I believe that SyFy's target audience is people who are looking for something cheesy to watch on a rainy afternoon and have never seen any of the films that they are cribbing notes from. Not content to lift the premise and some set-pieces from the Indiana Jones films, the writers filch partial bits of dialogue too. In one scene Jack is running hell bent away from several attackers while screaming "start the jeep!" which mimics the scene in the beginning of RAIDERS OF THE LOST ARK (1981) where Indy is running away from attackers screaming "start the plane!" Just when you think they are ripping off the tarantula sequence, except here with scorpions, Jack merely flicks them off of his jacket and presses on. I was really expecting to find out where Forrestal cashed in, but I guess that would have been too obvious.
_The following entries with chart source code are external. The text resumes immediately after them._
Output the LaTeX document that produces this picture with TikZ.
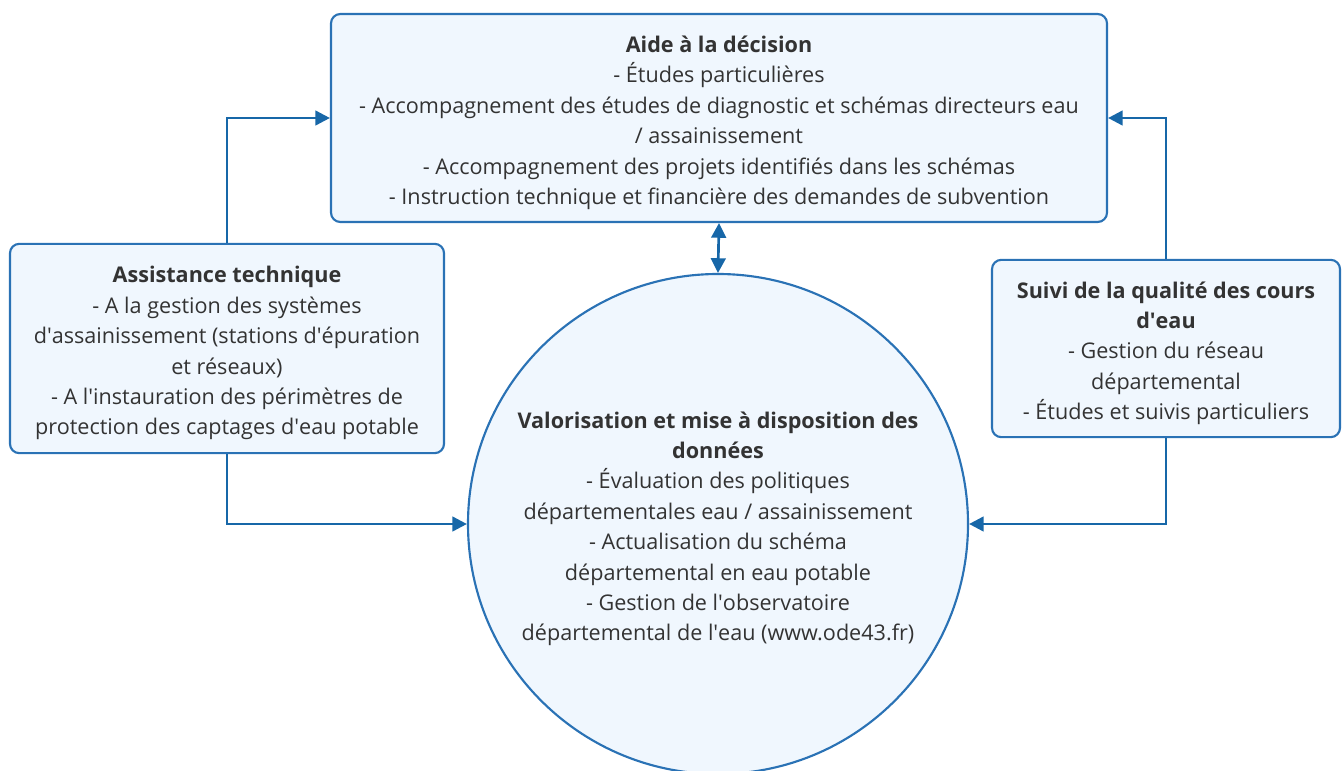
\documentclass[tikz,border=0pt]{standalone}
\usepackage{fontspec}
\setmainfont{Open Sans}
\usetikzlibrary{arrows.meta}
\definecolor{bordblue}{HTML}{2A72B5}
\definecolor{fillblue}{HTML}{F0F7FE}
\definecolor{linkblue}{HTML}{1767A8}
\definecolor{txtgray}{HTML}{333333}
\newcommand{\apos}{\textquotesingle}
\newcommand{\heading}[1]{\rule{0pt}{19.5pt}\textbf{#1}}

\tikzset{
  box/.style={draw=bordblue,fill=fillblue,line width=1.6pt,rounded corners=7pt,
    align=center,inner sep=0pt,text=txtgray,
    font=\fontsize{16.2}{22.8}\selectfont},
  link/.style={draw=linkblue,line width=2pt,-{Triangle[length=11pt,width=11pt]}},
}

\begin{document}
\begin{tikzpicture}[x=0.75pt,y=-0.75pt]
\useasboundingbox (0,0) rectangle (1343,771);
\clip (0,0) rectangle (1343,771);
\node[box,minimum width=582pt,minimum height=156pt] (aide) at (719,118)
  {\heading{Aide à la décision}\\
   - Études particulières\\
   - Accompagnement des études de diagnostic et schémas directeurs eau\\
   / assainissement\\
   - Accompagnement des projets identifiés dans les schémas\\
   - Instruction technique et financière des demandes de subvention};
\node[box,minimum width=325.5pt,minimum height=157pt] (assist) at (227,348.5)
  {\heading{Assistance technique}\\
   - A la gestion des systèmes\\
   d\apos assainissement (stations d\apos épuration\\
   et réseaux)\\
   - A l\apos instauration des périmètres de\\
   protection des captages d\apos eau potable};
\node[box,minimum width=261pt,minimum height=133pt] (suivi) at (1166,348.5)
  {\heading{Suivi de la qualité des cours}\\
   \textbf{d\apos eau}\\
   - Gestion du réseau\\
   départemental\\
   - Études et suivis particuliers};
\node[box,circle,minimum size=375pt] (valo) at (718,524)
  {\heading{Valorisation et mise à disposition des}\\
   \textbf{données}\\
   - Évaluation des politiques\\
   départementales eau / assainissement\\
   - Actualisation du schéma\\
   départemental en eau potable\\
   - Gestion de l\apos observatoire\\
   départemental de l\apos eau (www.ode43.fr)};
% connecteurs
\draw[link] (assist.north) |- (aide.west);
\draw[link] (assist.south) |- (valo.west);
\draw[link] (suivi.north) |- (aide.east);
\draw[link] (suivi.south) |- (valo.east);
\draw[link,{Triangle[length=11pt,width=11pt]}-{Triangle[length=11pt,width=11pt]}] (aide.south) -- (valo.north);
\end{tikzpicture}
\end{document}
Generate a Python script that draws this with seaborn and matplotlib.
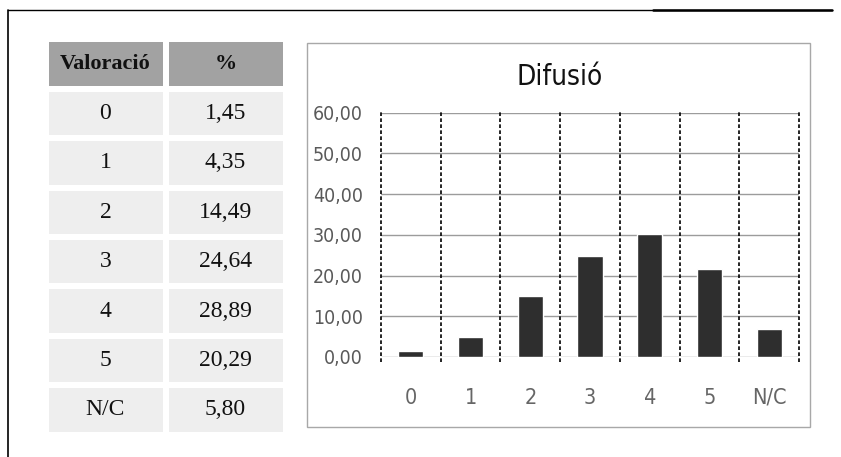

This somewhat lazy aping makes it all the more surprising that the series writers, Steven Jones, Kevin Moore, Michael Palmieri and George Shamieh, actually did a little anthropological homework using the setting of the very real Ugarit city state that dated from about 6000 BC to about 1200 BC. Now known as Ras Shamra, the city was a major coastal trading city, located directly across the Mediterranean from Alashiya (now known a Cypress). It's not too far of a stretch to imagine an ancient relic being hidden somewhere in the area. Well, except for the whole bit where the city gets looted and burned to the ground, but it's a good idea anyway.

The film was actually shot in Turkey for the most part, but the filmmakers go out of their way to paint an extremely nice picture of Syria, complimenting their food, hospitality and stunning landscape. The cynical side of me rolls its eyes at the obvious meddling by local tourism and film boards who want to make sure that the Americans don't portray all Syrians as psychotic baby killers. The less-cynical side of me thinks that it really does in fact look like a great place to visit and it makes the current atrocities in Syria even more gutwrenching. Sorry, I don't have a punchline here, check back with me in about 20 years.

Jack Hunter's first of three adventures doesn't even try to offer anything remotely original, but at the same time it is pretty benign for a modern TV movie. Honestly, considering the source, it should definitely hurt more, but it doesn't (completely) insult the audience's intelligence. If I was a 10 year old kid who never saw any of the Indy movies, I'd think it was mindblowing. Since I'm not a 10 year old kid and I have seen way too many Indy movies legit and rip-offs, it's kind of mildly entertaining. Still, it's better than sitting through INDIANA JONES AND THE KINGDOM OF THE CRYSTAL SKULL (2008) which came out the same year. It's like the producers knew that the world needed an Indy fix and whatever they came up with would be better than the real thing.